Сравним в количественном отношении такие элементы структурной композиции фильма, как монтажный кадр, сцена и эпизод, забыв на время об их функциональном назначении. Монтажный кадр, границы которого совпадают с моментом включения и выключения камеры, мы уподобим такой фонетической единице, как фраза (отрезку речи с законченной интонацией); сцену – абзацу (части текста, связанной смысловым единством и выделенной отступом первой строчки), а эпизод – главе. Не случайно абзац выступает как единица членения, промежуточная между фразой и главой. Фразы отделяются друг от друга паузами, тогда как кадры – разнообразными монтажными приемами, среди которых для нас наибольший интерес будут представлять «затемнение» и «наплыв». Кинематографический прием «одна сцена – один монтажный кадр», который часто использует Мидзогути, с точки зрения лингвистики, имеет следующее объяснение: «выделение фразы в особый абзац усиливает падающий на нее смысловой акцент». Но, пожалуй, этим наблюдением мы и ограничимся, так как поверять кинематографическую гармонию лингвистической алгеброй дело неблагодарное. Обратная же операция представляется и вовсе невозможной. А вот обращение к языку живописи при анализе творчества, быть может, самого японского из всех японских режиссеров ХХ века, может быть вполне продуктивным.
В первых же кадрах фильма Мидзогути прибегает к такому монтажному приему, как «затемнение». Затемнением кончается сцена пролога, в которой сообщается о том, что действие фильма разворачивается в смутные времена. Из затемнения возникают путники, переходящие лесной ручей. Тамаки, дети и няня движутся по диагонали, но не столько слева направо, сколько от дальнего плана к ближнему.
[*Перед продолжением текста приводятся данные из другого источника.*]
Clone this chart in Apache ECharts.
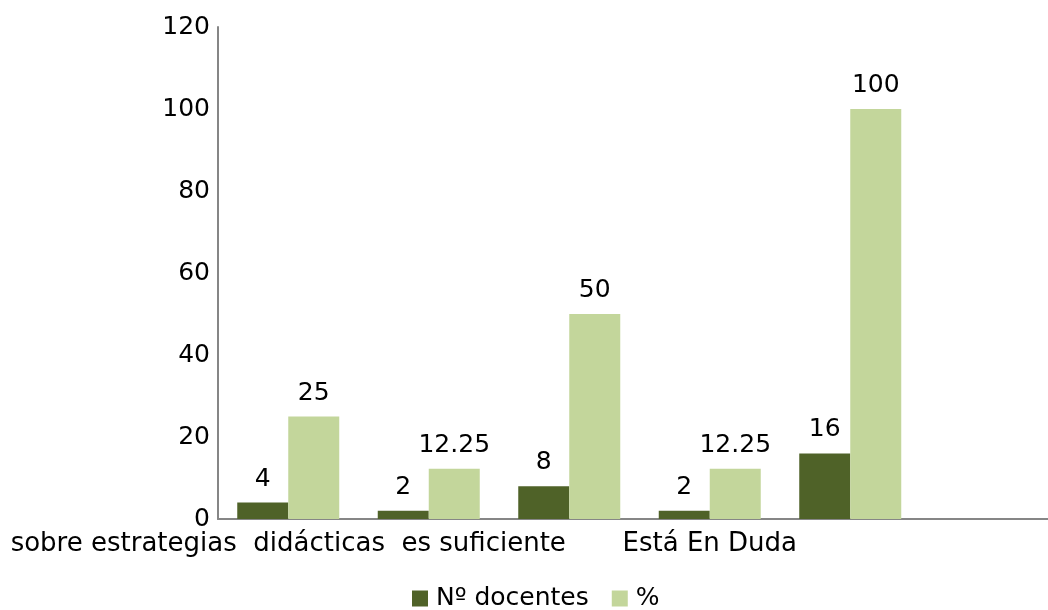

Сквозь густые кроны леса солнце едва пробивается, и мы пребываем скорее в царстве тени, чем света. Глубинное построение кадров Мидзогути, по его же собственному признанию, перекликается с рисунками в стиле китайской школы. В своих интервью режиссер говорил о том, что хотел бы передать глубину китайских рисунков. Речь, вероятно, шла о живописи эпохи Сун (X–XIII вв.), хотя он и высказывал сомнение в том, что такое под силу кинематографу.
Авторы монографии об Альфреде Хичкоке М. Жежеленко и Б. Рогинский, характеризуя модернистские веяния в западном искусстве конца 1950-х годов, ссылаются на мнение польского критика Ежи Плажевского. Он обратил внимание на следующие изменения в эстетике кинематографа: «удлинение монтажного кадра»; сумерки монтажа, упадок крупного плана. «К этому можно добавить, – отмечают авторы, – замедленность действия, ритма»[105]. Но вышеупомянутый арсенал средств кинематографической репрезентации был активно освоен Мидзогути еще задолго до новых европейских веяний и отчасти повлиял на эти веяния. Недаром режиссеры французской «новой волны» так высоко оценили кинематографическую технику автора «Жизнь Охару, куртизанки» и «Управляющего Сансё». Сам же Мидзогути, мы приводим здесь общеизвестные факты, пришел к «удлиненному монтажному плану» и дозированному использованию крупного плана под влиянием горизонтальных свитков эмаки. До XII в., а действие фильма «Управляющий Сансё» разворачивается в XI–XII вв., все лентообразные картины-свитки были религиозного характера. Они иллюстрировали буддийские истории, которые рассказывали странствующие монахи. Это еще один довод в пользу того, что легенда об Андзю и Дзусио буддийская история.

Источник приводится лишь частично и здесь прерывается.